Campaigners have expressed amusement and anger at the alternative sites, with one resident saying; “It’s a farce that the alternative sites the developers considered included Skelton Fire Station, The Wharton Arms and Sainsburys car park in Saltburn. Do they think the people of Skelton are stupid?”

Alternative sites proposed by several members of the public and Friends of the Earth include derelict land behind the Skelton High Street, the derelict brown-field land on Skelton Industrial Estate and land within the Church Hill development site.

Increased traffic and noise on a 24 hr basis.

Developer Terrace Hill estimates a maximum of 365 additional cars every hour on weekdays and 437 extra cars per hour on weekends. According to Friends of the Earth, however, a 7,000 sm store can generate 800 cars in and 800 cars out in just one hour on a Thursday morning (not the busiest day or time of day). The proposal is for a 4,625 sm gross store so, using the appropriate fraction, residents have calculated approximately 530 extra cars in and 530 cars out every hour at Skelton. The calculations do not account for future developments on the site purchased by Terrace Hill. One local said, “the developers say that the supermarket will reduce traffic but you’ll need a car to get there. Seriously, who’s going to walk home with heavy shopping bags from the new supermarket? It’s ridiculous!”

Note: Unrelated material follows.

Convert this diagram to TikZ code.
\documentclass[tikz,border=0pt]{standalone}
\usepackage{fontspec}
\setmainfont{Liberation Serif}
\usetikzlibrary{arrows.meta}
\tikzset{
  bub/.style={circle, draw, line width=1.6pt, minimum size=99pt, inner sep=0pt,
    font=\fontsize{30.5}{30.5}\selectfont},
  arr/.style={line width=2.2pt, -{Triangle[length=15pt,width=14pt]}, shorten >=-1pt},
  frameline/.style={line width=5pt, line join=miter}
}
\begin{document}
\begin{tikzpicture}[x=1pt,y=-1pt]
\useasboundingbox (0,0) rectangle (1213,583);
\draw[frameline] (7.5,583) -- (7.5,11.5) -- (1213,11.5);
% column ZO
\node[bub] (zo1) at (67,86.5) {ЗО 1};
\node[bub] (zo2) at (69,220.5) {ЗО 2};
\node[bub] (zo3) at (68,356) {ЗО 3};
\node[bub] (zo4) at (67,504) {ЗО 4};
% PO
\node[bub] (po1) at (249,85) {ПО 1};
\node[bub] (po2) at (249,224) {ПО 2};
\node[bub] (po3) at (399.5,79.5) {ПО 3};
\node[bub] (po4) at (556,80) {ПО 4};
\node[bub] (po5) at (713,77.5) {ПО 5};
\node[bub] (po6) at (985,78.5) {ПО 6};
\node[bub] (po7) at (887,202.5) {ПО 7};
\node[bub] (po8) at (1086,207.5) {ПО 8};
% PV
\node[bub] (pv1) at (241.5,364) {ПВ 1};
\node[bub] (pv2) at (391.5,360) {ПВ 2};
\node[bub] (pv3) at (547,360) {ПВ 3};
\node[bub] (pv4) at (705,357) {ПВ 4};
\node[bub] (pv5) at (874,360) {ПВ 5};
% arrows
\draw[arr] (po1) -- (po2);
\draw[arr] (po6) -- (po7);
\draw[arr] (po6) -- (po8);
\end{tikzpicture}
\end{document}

Information provided by Friends of the Earth indicates that a 7,000 sm store receives 60 delivery lorries per day. This equates to 40 delivery vehicles per day for the proposed superstore at Skelton. There are worries that congestion at the Apple Orchard junction may be exacerbated.

Other Concerns

  • Increased crime and anti-social behaviour.
  • Loss of jobs.
  • The unmanned petrol station. Business owners and residents are annoyed that Terrace Hill has promised many new jobs yet they plan on erecting an unmanned petrol station where customers have to use a debit or credit card. Elderly residents, in particular, have voiced their fury. One man said; “Why create a hoo-hah about creating lots of new jobs then plan to build a petrol station with no petrol attendants? I’m getting on a bit now and don’t have a credit card so won’t be able to use the new petrol station anyway.”

 Here are some quotes we got from residents and business owners:-

 “The car park near the Co-op in Skelton High Street is a disgrace! Instead of selling off farmland Wharton Estates should re-surface the car-park to encourage trade into the High Street. Lady Ringrose Wharton would never have left the car park in such a mess.”

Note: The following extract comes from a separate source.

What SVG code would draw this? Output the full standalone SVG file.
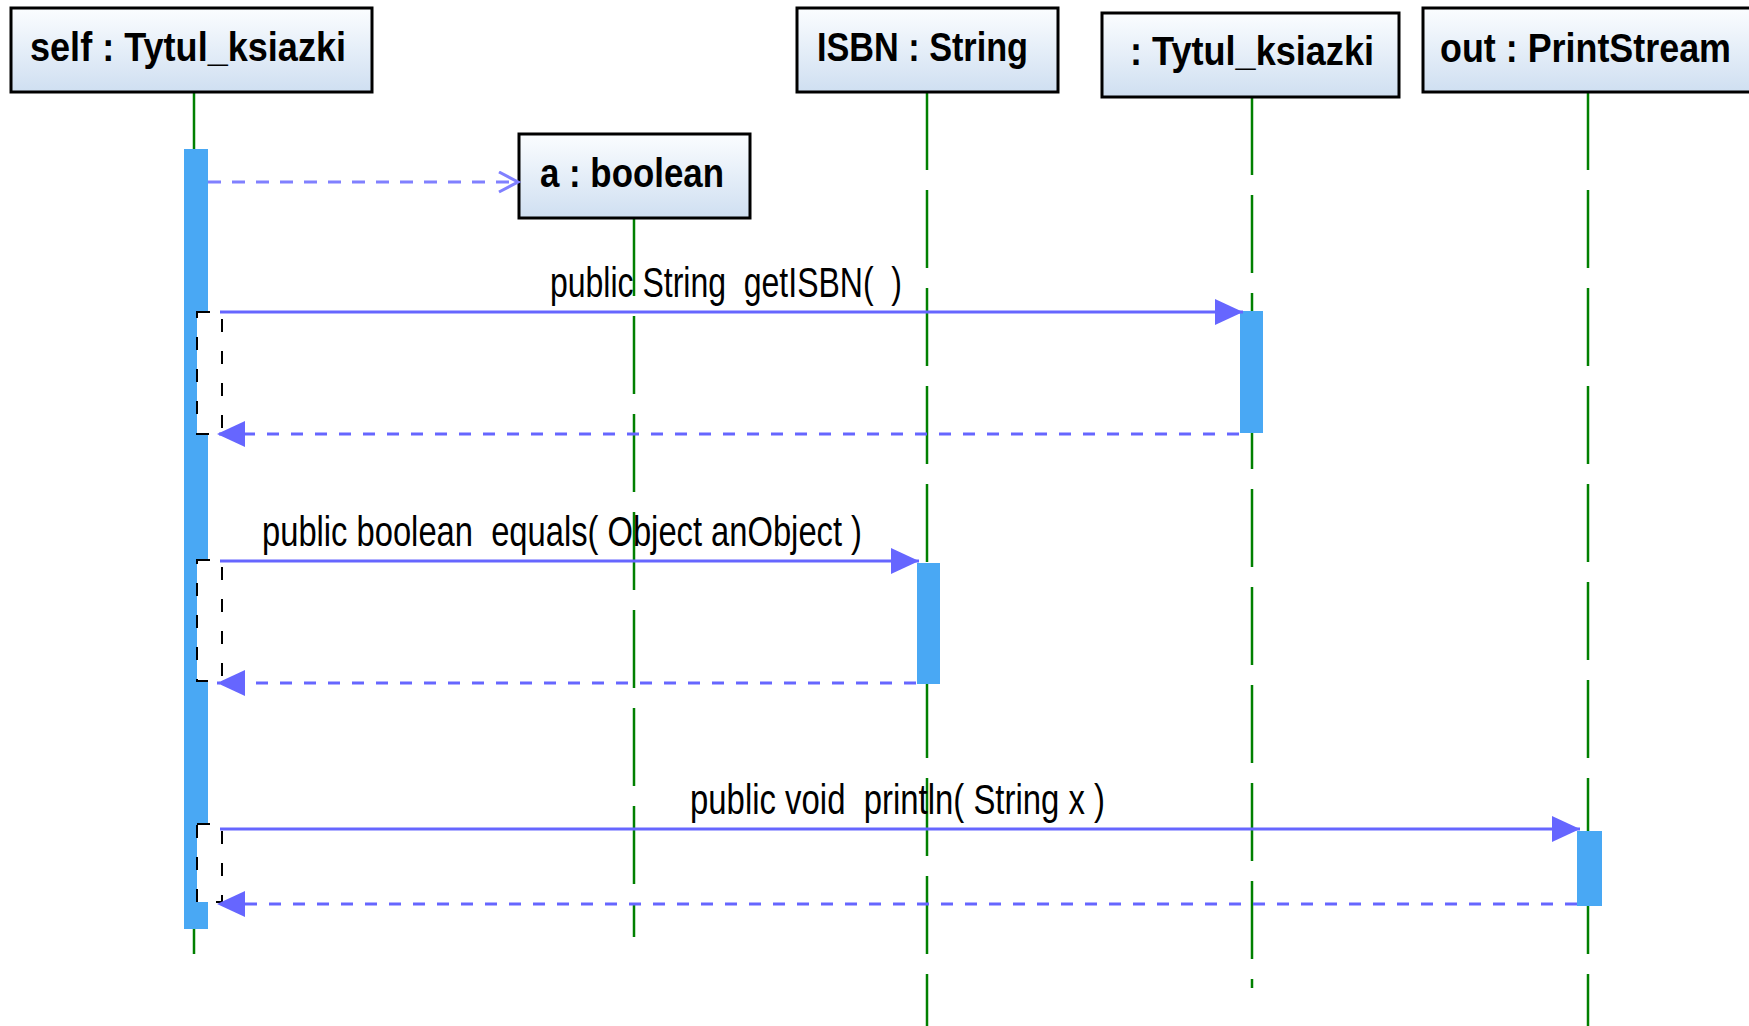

 “Why not build small grocery stores in each town / village to encourage people to shop locally? There’s an area in East Loftus that could be used just like the land behind the Church at Skelton.”

 “There are acres of unused land on the Industrial Estate. I can’t believe the Council will allow a supermarket to be built on farmland. Talk about rubbing the farmer’s nose in it. Has someone taken a bung?”

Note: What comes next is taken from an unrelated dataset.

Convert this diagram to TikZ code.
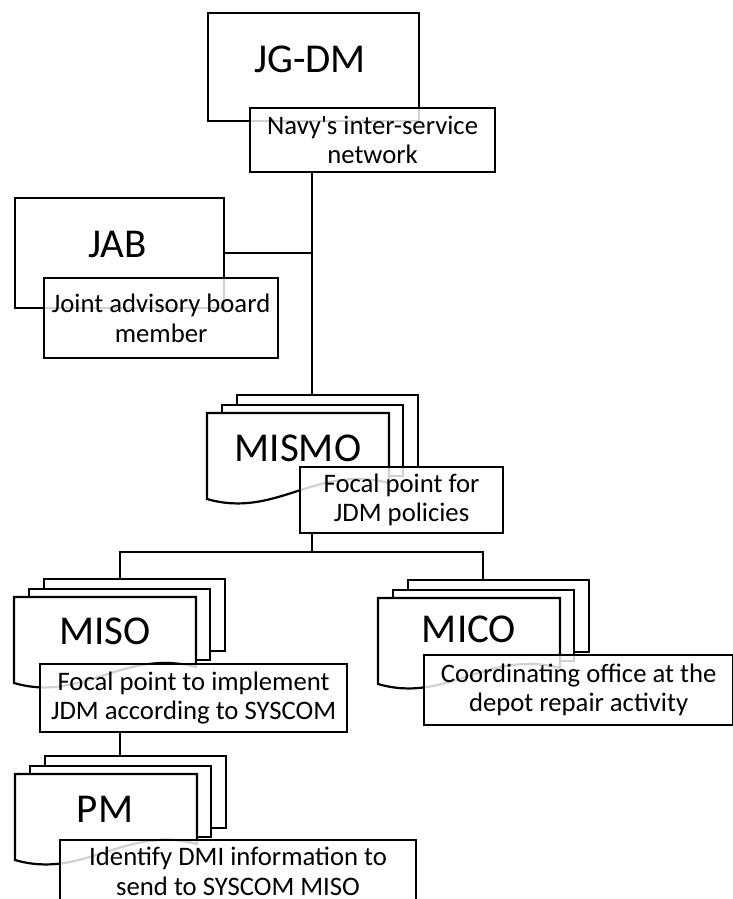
\documentclass[tikz,border=0pt]{standalone}
\usepackage{fontspec}
\setmainfont{Carlito}[Ligatures=TeXOff]
\newcommand\tagfont{\fontsize{26.7}{29.5}\selectfont}
\newcommand\headfont{\fontsize{41}{45}\selectfont}
\tikzset{
  frame/.style={draw=black, line width=2.2pt, fill=white},
  sheet/.style={frame, inner sep=0pt, anchor=north west},
  tag/.style={draw=black, line width=2.2pt, fill=white, fill opacity=0.82,
    text opacity=1, align=center, inner sep=0pt, anchor=north west, font=\tagfont},
  head/.style={anchor=base, inner sep=0pt, font=\headfont},
  link/.style={draw=black, line width=2.2pt}
}
% stacked documents: #1 name, (#2,#3) top-left corner of the rear sheet
\newcommand\stackdoc[3]{%
  \node[sheet, minimum width=181pt, minimum height=72pt] (#1) at (#2,#3) {};
  \node[sheet, minimum width=181pt, minimum height=71pt] (#1-mid) at (#2-15,#3+10) {};
  \draw[frame] (#2-29,#3+105) -- (#2-29,#3+19) -- (#2+153,#3+19) -- (#2+153,#3+89)
    .. controls (#2+80,#3+70) and (#2+40,#3+125) .. (#2-29,#3+105) -- cycle;
}
\begin{document}
\begin{tikzpicture}[x=1pt, y=-1pt]
\useasboundingbox (0,0) rectangle (733,899);
\clip (0,0) rectangle (733,899);

% reference columns and rows for the connectors
\coordinate (trunk) at (312,0);
\coordinate (misocol) at (120,0);
\coordinate (micocol) at (483,0);
\coordinate (bus) at (0,552);

% JG-DM
\node[sheet, minimum width=211pt, minimum height=108pt] (jgdm) at (207,12) {};
\node[head] (jgdm-t) at (310,73) {JG-DM};

% JAB
\node[sheet, minimum width=209pt, minimum height=110pt] (jab) at (14,197) {};
\node[head] (jab-t) at (117.5,257) {JAB};

% MISMO, MISO, MICO, PM
\stackdoc{mismo}{236}{394}
\node[head] (mismo-t) at (298,461) {MISMO};
\stackdoc{miso}{43}{578}
\node[head] (miso-t) at (105,644) {MISO};
\stackdoc{mico}{407}{579}
\node[head] (mico-t) at (469,642) {MICO};
\stackdoc{pm}{44}{755}
\node[head] (pm-t) at (105,822) {PM};

% description tags
\node[tag, minimum width=245pt, minimum height=64pt] (jgdm-tag) at (249,107)
  {Navy's inter-service\\network};
\node[tag, minimum width=234pt, minimum height=80pt] (jab-tag) at (43,277)
  {Joint advisory board\\member};
\node[tag, minimum width=203pt, minimum height=66pt] (mismo-tag) at (299,466)
  {Focal point for\\JDM policies};
\node[tag, minimum width=307pt, minimum height=68pt] (miso-tag) at (39,663)
  {Focal point to implement\\JDM according to SYSCOM};
\node[tag, minimum width=309pt, minimum height=70pt] (mico-tag) at (423,654)
  {Coordinating office at the\\depot repair activity};
\node[tag, minimum width=356pt, minimum height=62pt] (pm-tag) at (59,839)
  {Identify DMI information to\\send to SYSCOM MISO};

% connectors
\draw[link] (jgdm-tag.south -| trunk) -- (trunk |- mismo.north);
\draw[link] (jab.east) -- (jab.east -| trunk);
\draw[link] (mismo-tag.south -| trunk) -- (trunk |- bus);
\draw[link] (misocol |- miso.north) -- (misocol |- bus) -- (micocol |- bus) -- (micocol |- mico.north);
\draw[link] (miso-tag.south -| misocol) -- (misocol |- pm.north);
\end{tikzpicture}
\end{document}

 “I thought they were going to build something like the petrol station on Guisborough by-pass. Is it not going to be on the Industrial Estate then? Why not?”

 “I don’t think this development should go ahead but what’s the point trying to fight this? The developers and supermarkets will spend millions on lawyers and barristers so the ordinary person on the street doesn’t stand a chance. Developers don’t really care about the community, just results. Good luck though, you’ll need it!”

 “I walk into the High Street several times a week to buy my groceries. I’m no spring chicken and there’s no way I could walk down to the Skelton-Brotton by-pass for my shopping. Why build a supermarket in the middle of no-where?”

 “The Parish Council meeting was chaired by the Tory Councillor Mr. Carrolle who used to work for ASDA. He opened the meeting by saying ‘I recognise lots of you from the South Bank store – you soon won’t have to travel as far’. This was totally inappropriate. Surely he has a vested interest in this planning application. He shouldn’t have chaired the meeting or been allowed to vote.”

 “The Parish Council meetings were embarrassing and a waste of time.”

 We understand the planning application will be heard on September 1st.